Manusia adalah mahluk yang terhubung dengan segala hal, termasuk alam dan manusia lainnya. Pandangan, bahwa kita adalah mahluk yang terpisah dengan kepribadian tersendiri, adalah hasil dari ilusi. Ilusi lainnya terkait dengan isolasi semacam ini adalah ilusi soal keputusan. Kita berpikir, bahwa tindakan kita adalah hasil dari keputusan bebas kita. Namun, jika diperhatikan lebih dalam, banyak dari tindakan kita tidak lahir dari kebebasan, melainkan terjadi semacam alamiah, misalnya bernapas. Jika tidak makan, maka perut kita secara otomatis akan terasa lapar. Jika tidak minum, akan terasa haus. Jantung kita juga berdetak secara alamiah, tanpa keputusan. Ini semua adalah peristiwa yang terjadi secara alami begitu saja. Seperti hutan yang menjadi hijau, ketika musim panas tiba, dan kembali menggugurkan daunnya, begitu musim gugur tiba, begitulah hidup kita sebagai manusia terjadi dan berjalan secara alami di muka bumi ini. Kebebasan manusia tidak pernah bisa dipisahkan dari keniscayaan gerak alam yang bersifat alami dan otomatis.

Sifat alami ini sudah selalu tertanam di dalam diri manusia. Namun, manusia melupakannya, dan menggantikannya dengan konsep, ide serta pikiran yang mengaburkan jati diri sejatinya. Zen mengajak orang melepaskan semua pikiran, ide, perasaan serta apapun dalam hidupnya. Semua kata-kata, ingatan, identitas dan harapan pun juga dilepaskan. Pada titik ini, ketika orang melepaskan semuanya, ia akan menemukan ketenangan yang sesungguhnya. Ia akan menyatu dengan seluruh alam. Tidak ada lagi batas antara dia dan totalitas alam semesta. Tidak ada lagi batas antara dia dengan alam. Tidak ada lagi batas antara dia dengan orang-orang lainnya. Konsep individualitas menjadi kehilangan maknanya. Tidak ada lagi diri pribadi. Inilah hubungan sesungguhnya di alam semesta, yakni kesatuan yang tak terpisahkan antara segala sesuatu.
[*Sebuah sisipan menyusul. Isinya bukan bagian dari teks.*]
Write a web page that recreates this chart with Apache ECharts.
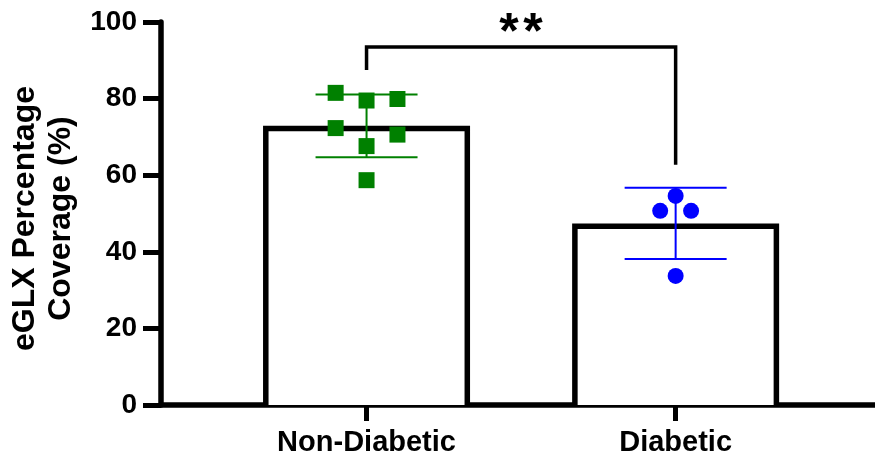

Keterpisahan adalah ilusi yang diciptakan oleh pikiran yang tersesat.

Konsep diri mencoba memperlihatkan, bahwa ada sesuatu yang tetap di dalam identitas manusia. Ada semacam ilusi tentang keajegan tentang diri manusia. Namun, jika dilihat lebih dalam, identitas kedirian manusia terdiri dari ingatan tentang masa lalu yang dibuat secara selektif. Artinya, tidak semua ingatan menjadi dasar bagi identitas pribadi, melainkan hanya ingatan yang dianggap cocok untuk kepentingan pelestarian identitas tertentu. Ingatan yang dilihat secara selektif inilah yang lalu menjadi dasar untuk identitas. Proses ini juga ditunjang oleh kepentingan kontrol sosial oleh negara atau pemerintah tertentu atas warganya. Orang lalu melihat identitas diri ini sebagai sesuatu yang nyata dan benar. Identitas diri lalu terkait dengan moralitas dan peran sosial tertentu yang harus ia jalankan di dalam kehidupan bermasyarakat. Inilah yang disebut dengan kewajiban sosial, yang terkait langsung dengan identitas pribadi seseorang yang dianggap sebagai nyata dan benar. Di dalam Zen, orang diajak untuk menyadari ini. Orang diajak mempertanyakan keberadaan identitas pribadinya, yang sebenarnya dibangun di atas ingatan selektif semata. Pada titik tertentu, ia lalu sadar, bahwa semua ini hanya ilusi belaka. Ia pun terbangun dari tidur dogmatisnya.
Jika dilihat lebih dalam, identitas juga sebenarnya tidaklah pernah tetap. Tidak ada identitas yang sifat absolut dan permanen. Ini sejalan dengan prinsip dasar kehidupan, bahwa segala hal bergerak dan berubah. Namun, perubahan itu pun juga sebenarnya suatu ilusi. Perubahan mengandaikan adanya masa lalu, masa kini dan masa depan. Namun, di dalam kenyataan, tidak ada yang disebut sebagai masa lalu, masa kini dan masa depan. Ketiganya adalah konsep yang diciptakan oleh pikiran manusia. Ketika kita menyebut masa kini, ia sudah lenyap dari mata kita. Yang sesungguhnya ada, yang tidak tergantung pada pikiran kita, adalah saat demi saat. Di dalam segala penampakan perubahan, ada keabadian yang terjadi setiap saat. Dapat juga dikatakan, bahwa waktu dan gerak yang diamati manusia selalu bersifat relatif. Ketika kita berlayar dengan perahu, kita merasa, bahwa seorang sungai yang bergerak. Namun, jika dilihat lebih jeli, ternyata perahu yang bergerak. Begitu pula dengan waktu. Perubahan mengadaikan adanya waktu. Namun, waktu pun ternyata juga tidak ada. Ia hanya ciptaan pikiran manusia.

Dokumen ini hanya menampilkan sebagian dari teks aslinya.